Fast-Slow Training (FST) enables 3x faster LLM learning while preventing forgetting
Dual-speed weights let LLMs learn 3x faster with 70% less forgetting
Large language models face a fundamental trade-off: updating model parameters (e.g., via RL) improves task performance but causes catastrophic forgetting and loss of plasticity, while in-context learning is cheap but underperforms. A new paper introduces Fast-Slow Training (FST), which treats model parameters as slow weights that retain general reasoning and optimized context (prompts) as fast weights that absorb task-specific information via textual feedback. This dual-time-scale approach mimics human learning (System 1 vs System 2) and allows models to adapt rapidly without overwriting core knowledge.
In experiments, FST proved up to 3x more sample-efficient than pure RL across reasoning tasks, consistently reaching higher accuracy asymptotes. Critically, FST-trained models stayed up to 70% closer to the base LLM (lower KL divergence), drastically reducing catastrophic forgetting. This preserved plasticity: after training on one task, FST models adapted to a second task much more effectively than RL-trained models. In continual learning scenarios where task domains change on the fly, FST continued acquiring new tasks while parameter-only RL stalled entirely. The method offers a practical path to LLMs that learn continually without forgetting.
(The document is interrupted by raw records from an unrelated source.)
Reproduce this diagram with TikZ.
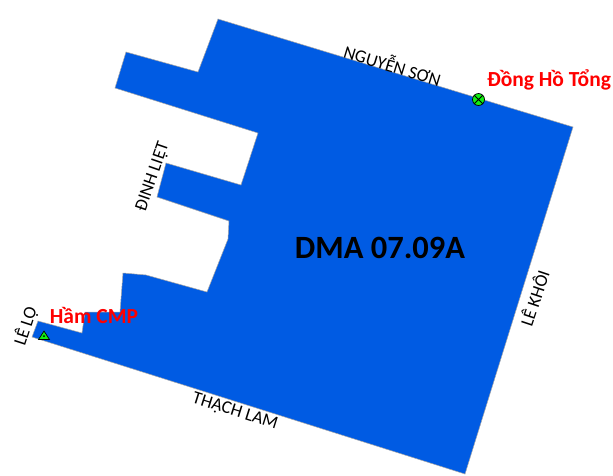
\documentclass[tikz,border=0pt]{standalone}
\usepackage{fontspec}
\setmainfont{Carlito}
\definecolor{zoneblue}{HTML}{005BE3}
\definecolor{mark}{HTML}{12EE12}
\tikzset{
  zone/.style={fill=zoneblue,draw=black!35,line width=0.5pt,line join=miter},
  road/.style={font=\fontsize{18}{18}\selectfont,text=black,inner sep=0pt},
  redlabel/.style={font=\bfseries\fontsize{21.5}{22}\selectfont,text=red,inner sep=0pt},
  title/.style={font=\bfseries\fontsize{32.5}{33}\selectfont,text=black,inner sep=0pt}
}
\begin{document}
\begin{tikzpicture}[x=1pt,y=-1pt]
\useasboundingbox (0,0) rectangle (613,475);
\fill[white] (0,0) rectangle (613,475);
\draw[zone] (218,19) -- (573,127) -- (465,474) -- (32,337) -- (38,321) -- (82,333) -- (85,312) -- (120,312) -- (123,273) -- (146,275) -- (207,292) -- (228,239) -- (229,221) -- (157,197) -- (166,163) -- (241,185) -- (258,133) -- (115,88) -- (126,52) -- (198,72) -- cycle;
\node[title] (dma) at (380,248) {DMA 07.09A};
\node[road,rotate=-17] (ns) at (393,64) {NGUYỄN SƠN};
\node[road,rotate=71] (dl) at (153,177) {ĐINH LIỆT};
\node[road,rotate=72] (ll) at (25.5,326) {LÊ LỘ};
\node[road,rotate=71.5] (lk) at (534,298) {LÊ KHÔI};
\node[road,rotate=-17.5] (tl) at (235,412) {THẠCH LAM};
\node[redlabel] (dh) at (549,80) {Đồng Hồ Tổng};
\node[redlabel] (hc) at (94,315) {Hầm CMP};
\node[circle,draw=black,fill=mark,line width=0.7pt,minimum size=12pt,inner sep=0pt] (meter) at (478.5,99.5) {};
\draw[line width=0.8pt] (meter.north west) -- (meter.south east) (meter.north east) -- (meter.south west);
\coordinate (ta) at (44,331);
\coordinate (tb) at (38.5,339.5);
\coordinate (tc) at (49.5,339.5);
\draw[fill=mark,line width=0.7pt,line join=miter] (ta) -- (tb) -- (tc) -- cycle;
\fill[black] (44,336) circle (1pt);
\end{tikzpicture}
\end{document}
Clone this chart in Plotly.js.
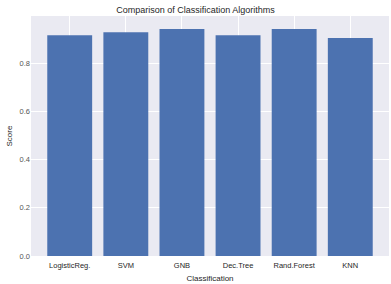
<!DOCTYPE html>
<html><head><meta charset="utf-8">
<script src="https://cdn.plot.ly/plotly-3.0.1.min.js"></script>
<style>html,body{margin:0;padding:0;background:#fff}#c{width:391px;height:284px}</style>
</head><body><div id="c"></div>
<script>
const categories = ["LogisticReg.", "SVM", "GNB", "Dec.Tree", "Rand.Forest", "KNN"];
const scores = [0.915, 0.928, 0.941, 0.915, 0.941, 0.904];
const yTicks = [0.0, 0.2, 0.4, 0.6, 0.8];
const yTickText = ["0.0", "0.2", "0.4", "0.6", "0.8"];

const font = {family: "Liberation Sans, Arial, sans-serif", color: "#262626"};
Plotly.newPlot("c", [{
  type: "bar", x: categories.map((_, i) => i), y: scores, width: 0.8,
  marker: {color: "#4C72B0", line: {width: 0}}, hoverinfo: "none"
}], {
  width: 391, height: 284,
  margin: {l: 31, r: 2, t: 16, b: 28, pad: 0},
  paper_bgcolor: "#ffffff", plot_bgcolor: "#EAEAF2",
  font: Object.assign({size: 8}, font),
  title: {text: "Comparison of Classification Algorithms", font: Object.assign({size: 9}, font), x: 0.5, xanchor: "center", y: 0.975, yanchor: "top", yref: "container"},
  xaxis: {range: [-0.69, 5.69], tickvals: categories.map((_, i) => i), ticktext: categories,
    showgrid: true, gridcolor: "#ffffff", gridwidth: 1, zeroline: false, showline: false,
    ticks: "", ticklabelstandoff: 3, tickfont: Object.assign({size: 7.5}, font),
    title: {text: "Classification", font: Object.assign({size: 8}, font), standoff: 6}},
  yaxis: {range: [0, 0.995], tickvals: yTicks, ticktext: yTickText,
    showgrid: true, gridcolor: "#ffffff", gridwidth: 1, zeroline: false, showline: false,
    ticks: "", ticklen: 0, tickfont: Object.assign({size: 7.5, color: "#555"}, {family: font.family}),
    title: {text: "Score", font: Object.assign({size: 8}, font), standoff: 5}},
  showlegend: false
}, {displayModeBar: false, staticPlot: true});
</script></body></html>
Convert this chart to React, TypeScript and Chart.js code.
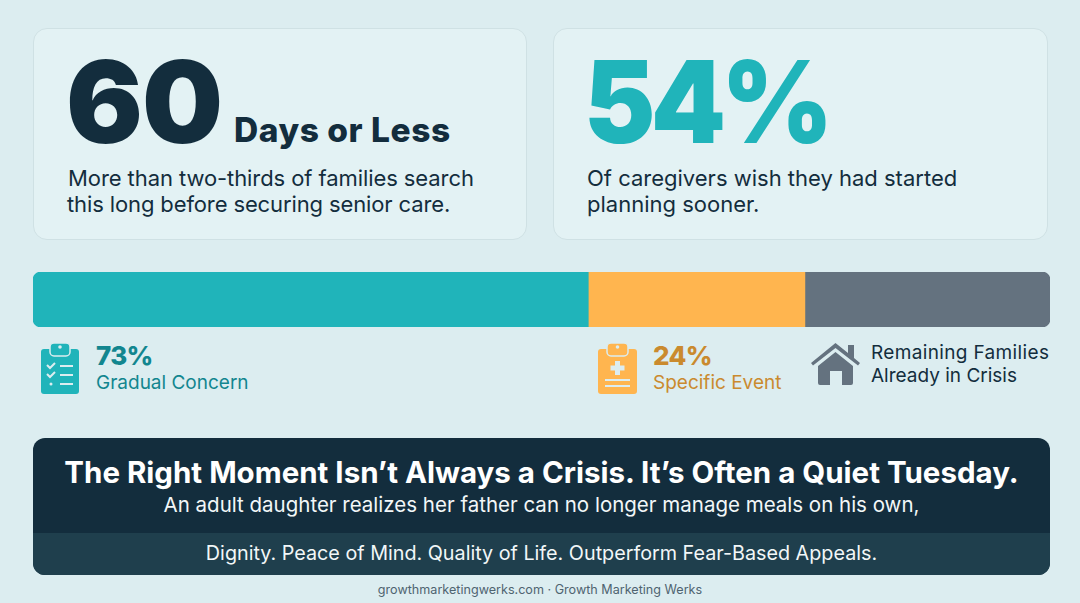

- FST is up to 3x more sample-efficient than RL on reasoning tasks while achieving higher final performance
- FST reduces catastrophic forgetting by 70% less KL divergence from the base LLM compared to RL training
- FST preserves plasticity and enables continual learning across changing tasks, where RL stalls completely
Why It Matters
FST enables LLMs to continually learn new tasks without erasing old knowledge, essential for real-world adaptive AI.